The nurses came and laid him skin to skin on my chest. He was the most beautiful baby I had ever seen. Gary leaned over and kissed me and told me what a good job I had done, and we both just stared at him in amazement. Dr. Chang finished delivering the placenta, and sewing up the episiotomy he had to preform, and then he and the nurses left the three of us alone to bond. The first few minutes we had as a family of three are some of the best minutes of my life. What a special time to have my husband by my side and my newborn baby healthy in my arms! Within the first 30 minutes, he was ready to eat. I was amazed by how he already knew what to do. I nursed him for a few minutes, and then Gary went to call the family back to meet him.
We had a steady stream of family and friends come to visit until about 9:00 when the nursery nurse came to get Elliott for his bath and my nurse came to move us to our postpartum room. Everyone commented on how much hair he had and what a pretty baby he was. He was very alert, looking around and taking everyone in.
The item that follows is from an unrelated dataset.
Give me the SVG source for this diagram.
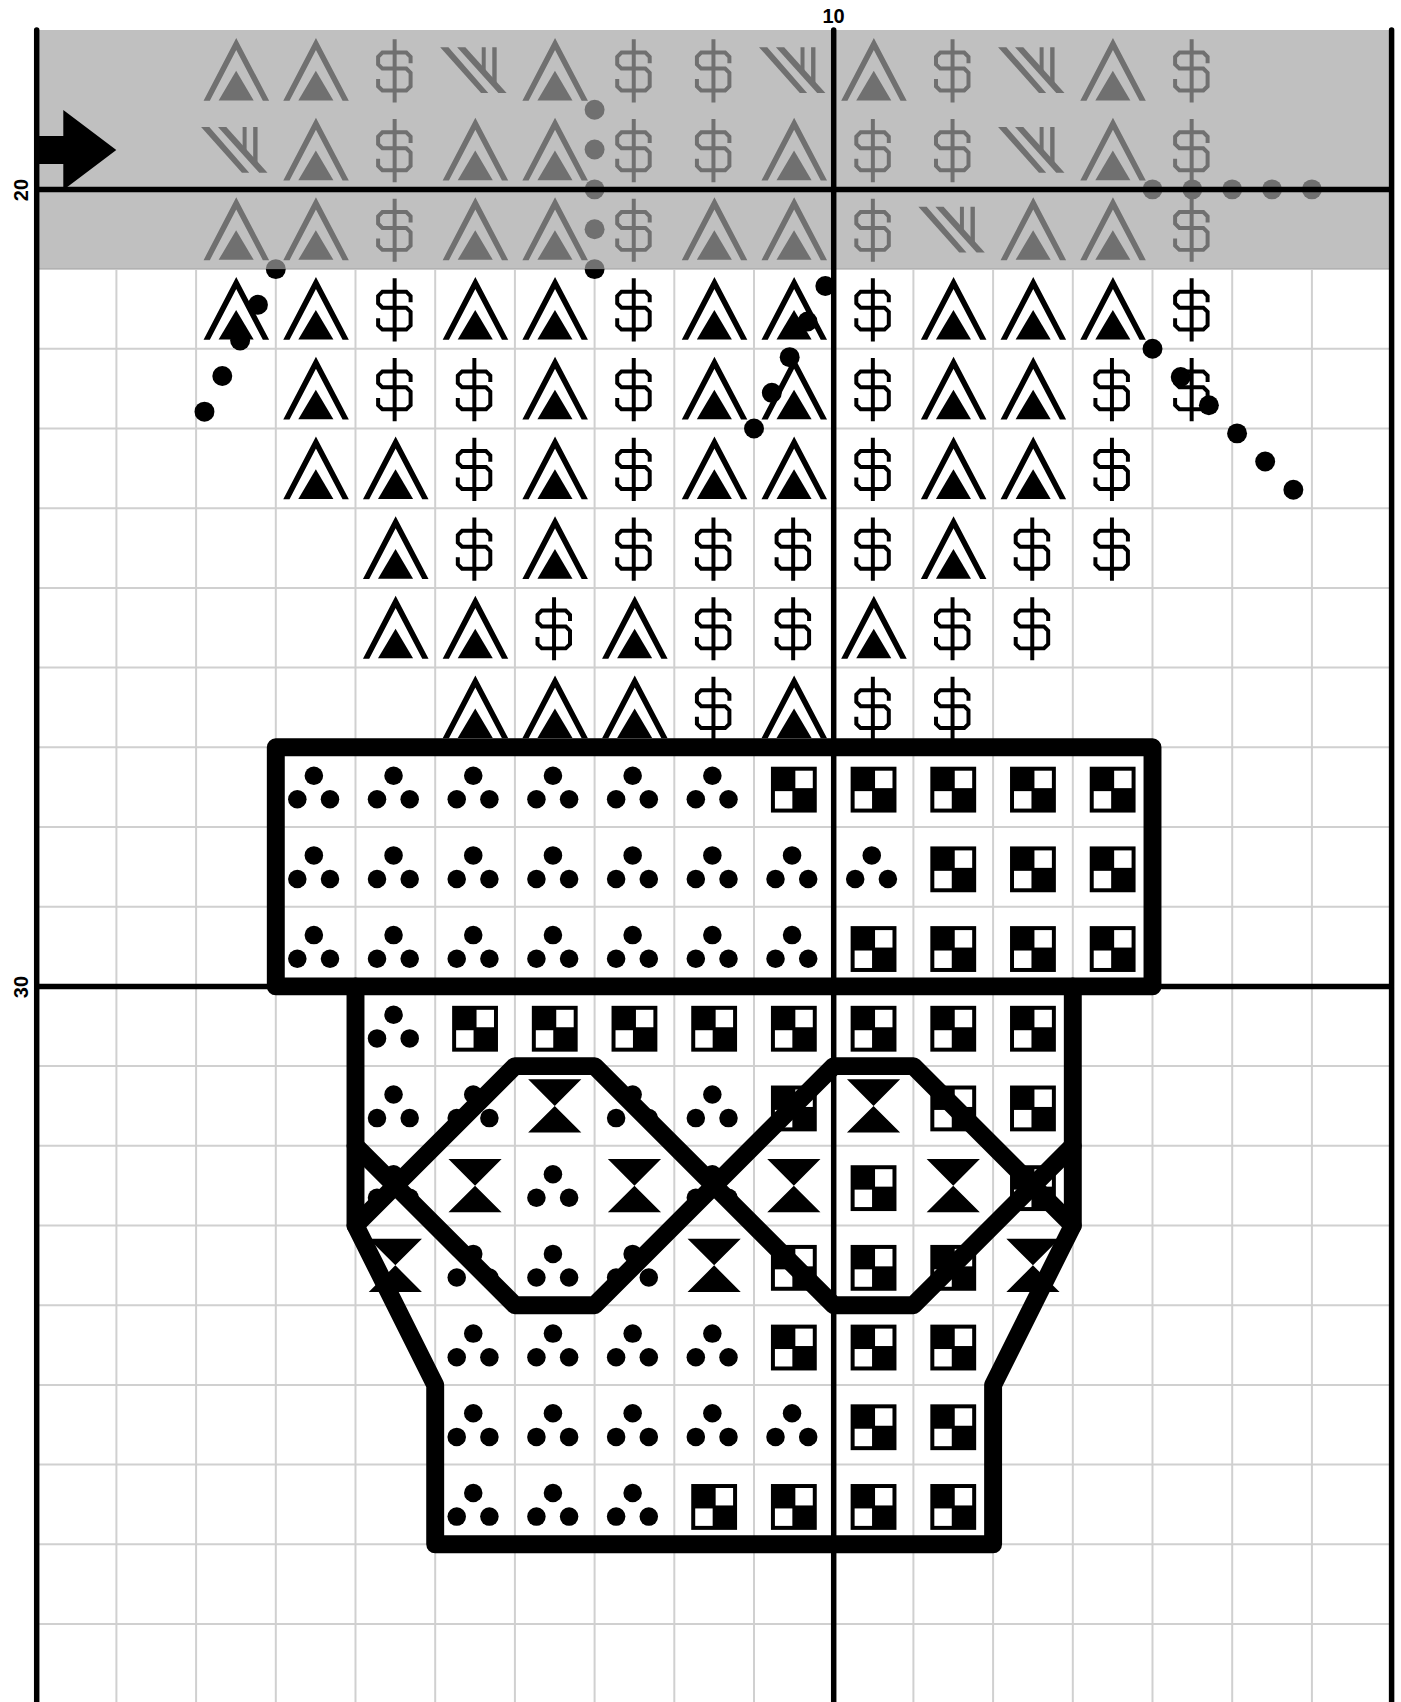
<svg xmlns="http://www.w3.org/2000/svg" xmlns:xlink="http://www.w3.org/1999/xlink" width="1401" height="1702" viewBox="0 0 1401 1702">
<style>
.grid{stroke:#d0d0d0;stroke-width:2;fill:none}
.major{stroke:#000;stroke-width:5.5;fill:none;stroke-linecap:round}
.outline{stroke:#000;stroke-width:18;fill:none;stroke-linejoin:round;stroke-linecap:round}
.lbl{font-family:"Liberation Sans",Arial,sans-serif;font-weight:bold;font-size:20px;fill:#000}
.knot{fill:#000}
</style>
<defs>
<g id="sA"><path d="M7.5 71L40.3 8L73.3 71H67L40.3 20.1L13.8 71Z" fill="#000"/><path d="M22.6 70.7H57.8L40.2 41Z" fill="#000"/></g>
<g id="sS"><path d="M55.3 33.3V27L51 22.7H27L22.7 27V34.5L27 38.7H51L55.3 43V56.5L51 60.7H27L22.7 56.5V49.3M39.3 9.3V72.7" fill="none" stroke="#000" stroke-width="4"/></g>
<g id="sV" fill="#000"><path d="M5 17.3H13.3L53.3 63.3H46Z"/><path d="M22 17.3H30.3L71.7 63.3H63.4Z"/><path d="M46.7 17.3H50.7V45L46.7 40Z"/><path d="M57.3 17.3H61.7V57L57.3 52Z"/></g>
<g id="sC"><rect x="17" y="19.5" width="46" height="46" fill="#000"/><rect x="41.5" y="23.5" width="17.5" height="17.5" fill="#fff"/><rect x="21" y="44" width="17.5" height="17.5" fill="#fff"/></g>
<g id="sH"><path d="M13.3 13.3H66.7L40 40ZM13.3 66.7H66.7L40 40Z" fill="#000"/></g>
<g id="sD" fill="#000"><circle cx="38.2" cy="28.5" r="9.3"/><circle cx="21.6" cy="52.2" r="9.3"/><circle cx="54.4" cy="52.2" r="9.3"/></g>
</defs>
<rect x="0" y="0" width="1401" height="1702" fill="#fff"/>
<g id="chart" transform="translate(36.7 30) scale(0.99625)">
<path id="gridlines" class="grid" d="M80 240V1680M160 240V1680M240 240V1680M320 240V1680M400 240V1680M480 240V1680M560 240V1680M640 240V1680M720 240V1680M880 240V1680M960 240V1680M1040 240V1680M1120 240V1680M1200 240V1680M1280 240V1680M0 240H1360M0 320H1360M0 400H1360M0 480H1360M0 560H1360M0 640H1360M0 720H1360M0 800H1360M0 880H1360M0 1040H1360M0 1120H1360M0 1200H1360M0 1280H1360M0 1360H1360M0 1440H1360M0 1520H1360M0 1600H1360"/>
<g id="symbols">
<!-- row 0 -->
<use href="#sA" x="160" y="0"/><use href="#sA" x="240" y="0"/><use href="#sS" x="320" y="0"/><use href="#sV" x="400" y="0"/><use href="#sA" x="480" y="0"/><use href="#sS" x="560" y="0"/><use href="#sS" x="640" y="0"/><use href="#sV" x="720" y="0"/><use href="#sA" x="800" y="0"/><use href="#sS" x="880" y="0"/><use href="#sV" x="960" y="0"/><use href="#sA" x="1040" y="0"/><use href="#sS" x="1120" y="0"/>
<!-- row 1 -->
<use href="#sV" x="160" y="80"/><use href="#sA" x="240" y="80"/><use href="#sS" x="320" y="80"/><use href="#sA" x="400" y="80"/><use href="#sA" x="480" y="80"/><use href="#sS" x="560" y="80"/><use href="#sS" x="640" y="80"/><use href="#sA" x="720" y="80"/><use href="#sS" x="800" y="80"/><use href="#sS" x="880" y="80"/><use href="#sV" x="960" y="80"/><use href="#sA" x="1040" y="80"/><use href="#sS" x="1120" y="80"/>
<!-- row 2 -->
<use href="#sA" x="160" y="160"/><use href="#sA" x="240" y="160"/><use href="#sS" x="320" y="160"/><use href="#sA" x="400" y="160"/><use href="#sA" x="480" y="160"/><use href="#sS" x="560" y="160"/><use href="#sA" x="640" y="160"/><use href="#sA" x="720" y="160"/><use href="#sS" x="800" y="160"/><use href="#sV" x="880" y="160"/><use href="#sA" x="960" y="160"/><use href="#sA" x="1040" y="160"/><use href="#sS" x="1120" y="160"/>
<!-- row 3 -->
<use href="#sA" x="160" y="240"/><use href="#sA" x="240" y="240"/><use href="#sS" x="320" y="240"/><use href="#sA" x="400" y="240"/><use href="#sA" x="480" y="240"/><use href="#sS" x="560" y="240"/><use href="#sA" x="640" y="240"/><use href="#sA" x="720" y="240"/><use href="#sS" x="800" y="240"/><use href="#sA" x="880" y="240"/><use href="#sA" x="960" y="240"/><use href="#sA" x="1040" y="240"/><use href="#sS" x="1120" y="240"/>
<!-- row 4 -->
<use href="#sA" x="240" y="320"/><use href="#sS" x="320" y="320"/><use href="#sS" x="400" y="320"/><use href="#sA" x="480" y="320"/><use href="#sS" x="560" y="320"/><use href="#sA" x="640" y="320"/><use href="#sA" x="720" y="320"/><use href="#sS" x="800" y="320"/><use href="#sA" x="880" y="320"/><use href="#sA" x="960" y="320"/><use href="#sS" x="1040" y="320"/><use href="#sS" x="1120" y="320"/>
<!-- row 5 -->
<use href="#sA" x="240" y="400"/><use href="#sA" x="320" y="400"/><use href="#sS" x="400" y="400"/><use href="#sA" x="480" y="400"/><use href="#sS" x="560" y="400"/><use href="#sA" x="640" y="400"/><use href="#sA" x="720" y="400"/><use href="#sS" x="800" y="400"/><use href="#sA" x="880" y="400"/><use href="#sA" x="960" y="400"/><use href="#sS" x="1040" y="400"/>
<!-- row 6 -->
<use href="#sA" x="320" y="480"/><use href="#sS" x="400" y="480"/><use href="#sA" x="480" y="480"/><use href="#sS" x="560" y="480"/><use href="#sS" x="640" y="480"/><use href="#sS" x="720" y="480"/><use href="#sS" x="800" y="480"/><use href="#sA" x="880" y="480"/><use href="#sS" x="960" y="480"/><use href="#sS" x="1040" y="480"/>
<!-- row 7 -->
<use href="#sA" x="320" y="560"/><use href="#sA" x="400" y="560"/><use href="#sS" x="480" y="560"/><use href="#sA" x="560" y="560"/><use href="#sS" x="640" y="560"/><use href="#sS" x="720" y="560"/><use href="#sA" x="800" y="560"/><use href="#sS" x="880" y="560"/><use href="#sS" x="960" y="560"/>
<!-- row 8 -->
<use href="#sA" x="400" y="640"/><use href="#sA" x="480" y="640"/><use href="#sA" x="560" y="640"/><use href="#sS" x="640" y="640"/><use href="#sA" x="720" y="640"/><use href="#sS" x="800" y="640"/><use href="#sS" x="880" y="640"/>
<!-- row 9 -->
<use href="#sD" x="240" y="720"/><use href="#sD" x="320" y="720"/><use href="#sD" x="400" y="720"/><use href="#sD" x="480" y="720"/><use href="#sD" x="560" y="720"/><use href="#sD" x="640" y="720"/><use href="#sC" x="720" y="720"/><use href="#sC" x="800" y="720"/><use href="#sC" x="880" y="720"/><use href="#sC" x="960" y="720"/><use href="#sC" x="1040" y="720"/>
<!-- row 10 -->
<use href="#sD" x="240" y="800"/><use href="#sD" x="320" y="800"/><use href="#sD" x="400" y="800"/><use href="#sD" x="480" y="800"/><use href="#sD" x="560" y="800"/><use href="#sD" x="640" y="800"/><use href="#sD" x="720" y="800"/><use href="#sD" x="800" y="800"/><use href="#sC" x="880" y="800"/><use href="#sC" x="960" y="800"/><use href="#sC" x="1040" y="800"/>
<!-- row 11 -->
<use href="#sD" x="240" y="880"/><use href="#sD" x="320" y="880"/><use href="#sD" x="400" y="880"/><use href="#sD" x="480" y="880"/><use href="#sD" x="560" y="880"/><use href="#sD" x="640" y="880"/><use href="#sD" x="720" y="880"/><use href="#sC" x="800" y="880"/><use href="#sC" x="880" y="880"/><use href="#sC" x="960" y="880"/><use href="#sC" x="1040" y="880"/>
<!-- row 12 -->
<use href="#sD" x="320" y="960"/><use href="#sC" x="400" y="960"/><use href="#sC" x="480" y="960"/><use href="#sC" x="560" y="960"/><use href="#sC" x="640" y="960"/><use href="#sC" x="720" y="960"/><use href="#sC" x="800" y="960"/><use href="#sC" x="880" y="960"/><use href="#sC" x="960" y="960"/>
<!-- row 13 -->
<use href="#sD" x="320" y="1040"/><use href="#sD" x="400" y="1040"/><use href="#sH" x="480" y="1040"/><use href="#sD" x="560" y="1040"/><use href="#sD" x="640" y="1040"/><use href="#sC" x="720" y="1040"/><use href="#sH" x="800" y="1040"/><use href="#sC" x="880" y="1040"/><use href="#sC" x="960" y="1040"/>
<!-- row 14 -->
<use href="#sD" x="320" y="1120"/><use href="#sH" x="400" y="1120"/><use href="#sD" x="480" y="1120"/><use href="#sH" x="560" y="1120"/><use href="#sD" x="640" y="1120"/><use href="#sH" x="720" y="1120"/><use href="#sC" x="800" y="1120"/><use href="#sH" x="880" y="1120"/><use href="#sC" x="960" y="1120"/>
<!-- row 15 -->
<use href="#sH" x="320" y="1200"/><use href="#sD" x="400" y="1200"/><use href="#sD" x="480" y="1200"/><use href="#sD" x="560" y="1200"/><use href="#sH" x="640" y="1200"/><use href="#sC" x="720" y="1200"/><use href="#sC" x="800" y="1200"/><use href="#sC" x="880" y="1200"/><use href="#sH" x="960" y="1200"/>
<!-- row 16 -->
<use href="#sD" x="400" y="1280"/><use href="#sD" x="480" y="1280"/><use href="#sD" x="560" y="1280"/><use href="#sD" x="640" y="1280"/><use href="#sC" x="720" y="1280"/><use href="#sC" x="800" y="1280"/><use href="#sC" x="880" y="1280"/>
<!-- row 17 -->
<use href="#sD" x="400" y="1360"/><use href="#sD" x="480" y="1360"/><use href="#sD" x="560" y="1360"/><use href="#sD" x="640" y="1360"/><use href="#sD" x="720" y="1360"/><use href="#sC" x="800" y="1360"/><use href="#sC" x="880" y="1360"/>
<!-- row 18 -->
<use href="#sD" x="400" y="1440"/><use href="#sD" x="480" y="1440"/><use href="#sD" x="560" y="1440"/><use href="#sC" x="640" y="1440"/><use href="#sC" x="720" y="1440"/><use href="#sC" x="800" y="1440"/><use href="#sC" x="880" y="1440"/>
</g>
<g id="knots" class="knot">
<circle cx="560" cy="80" r="10"/><circle cx="560" cy="120" r="10"/><circle cx="560" cy="160" r="10"/><circle cx="560" cy="200" r="10"/><circle cx="560" cy="240" r="10"/>
<circle cx="1120" cy="160" r="10"/><circle cx="1160" cy="160" r="10"/><circle cx="1200" cy="160" r="10"/><circle cx="1240" cy="160" r="10"/><circle cx="1280" cy="160" r="10"/>
<circle cx="240" cy="240" r="10"/><circle cx="222.1" cy="275.8" r="10"/><circle cx="204.2" cy="311.6" r="10"/><circle cx="186.3" cy="347.3" r="10"/><circle cx="168.4" cy="383.1" r="10"/>
<circle cx="720" cy="400" r="10"/><circle cx="737.9" cy="364.2" r="10"/><circle cx="755.8" cy="328.4" r="10"/><circle cx="773.7" cy="292.6" r="10"/><circle cx="791.6" cy="256.9" r="10"/>
<circle cx="1120" cy="320" r="10"/><circle cx="1148.3" cy="348.3" r="10"/><circle cx="1176.6" cy="376.6" r="10"/><circle cx="1204.9" cy="404.9" r="10"/><circle cx="1233.1" cy="433.1" r="10"/><circle cx="1261.4" cy="461.4" r="10"/>
</g>
<rect id="shade" x="0" y="0" width="1360" height="240" fill="#a3a3a3" fill-opacity="0.686"/>
<g id="majorlines" class="major">
<path d="M0 0V1680M1360 0V1680M800 0V1680M0 160H1360M0 960H1360"/>
</g>
<g id="connectors" class="outline">
<rect x="240" y="720" width="880" height="240"/>
<path d="M320 960V1200L400 1360V1520H960V1360L1040 1200V960"/>
<path d="M320 1200L480 1040H560L800 1280H880L1040 1120"/>
<path d="M320 1120L480 1280H560L800 1040H880L1040 1200"/>
</g>
</g>
<polygon id="arrow" points="36.7,136 63.3,136 63.3,110 116.3,150 63.3,190 63.3,164 36.7,164" fill="#000"/>
<g id="labels">
<text class="lbl" x="833.5" y="23" text-anchor="middle">10</text>
<text class="lbl" x="28" y="190" text-anchor="middle" transform="rotate(-90 28 190)">20</text>
<text class="lbl" x="28" y="987" text-anchor="middle" transform="rotate(-90 28 987)">30</text>
</g>
</svg>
That evening when the nurse brought him back to our room all cleaned up in the bassinet, we both just stared at him for at least an hour while he slept, so amazed that we had made something so perfect together, and thankful that God chose us to be his parents.
The first night was a sleepless one. Elliott woke me to eat every two hours, and nurses were in and out checking on both me and him. On Friday he was circumcised, and was sleepy most of the day, making it hard for me to get him to nurse until around 7pm. Several more friends and family stopped by to meet Elliott, and we all watched the Razorbacks win the Cotton Bowl from our hospital beds that evening.
On Saturday morning Elliott's pediatrician, Dr. Davis checked on him and gave him a good report, and the on-call OBGYN checked on me and gave me a good report. We were both discharged and told to come back in the morning so Elliott could have some more blood work done since his bilirubin levels were borderline when Dr. Davis saw him. I felt a little nervous about going home, because I hadn't been able to get Elliott to nurse much since the first night, but I was excited to be back in our home as a family of three.
We arrived at home Saturday afternoon and showed Elliott his new home, introducing him to his sisters, Maggie and Lola, who were very curious about what he was. The past two and a half days were days we will never forget, days that changed our family forever.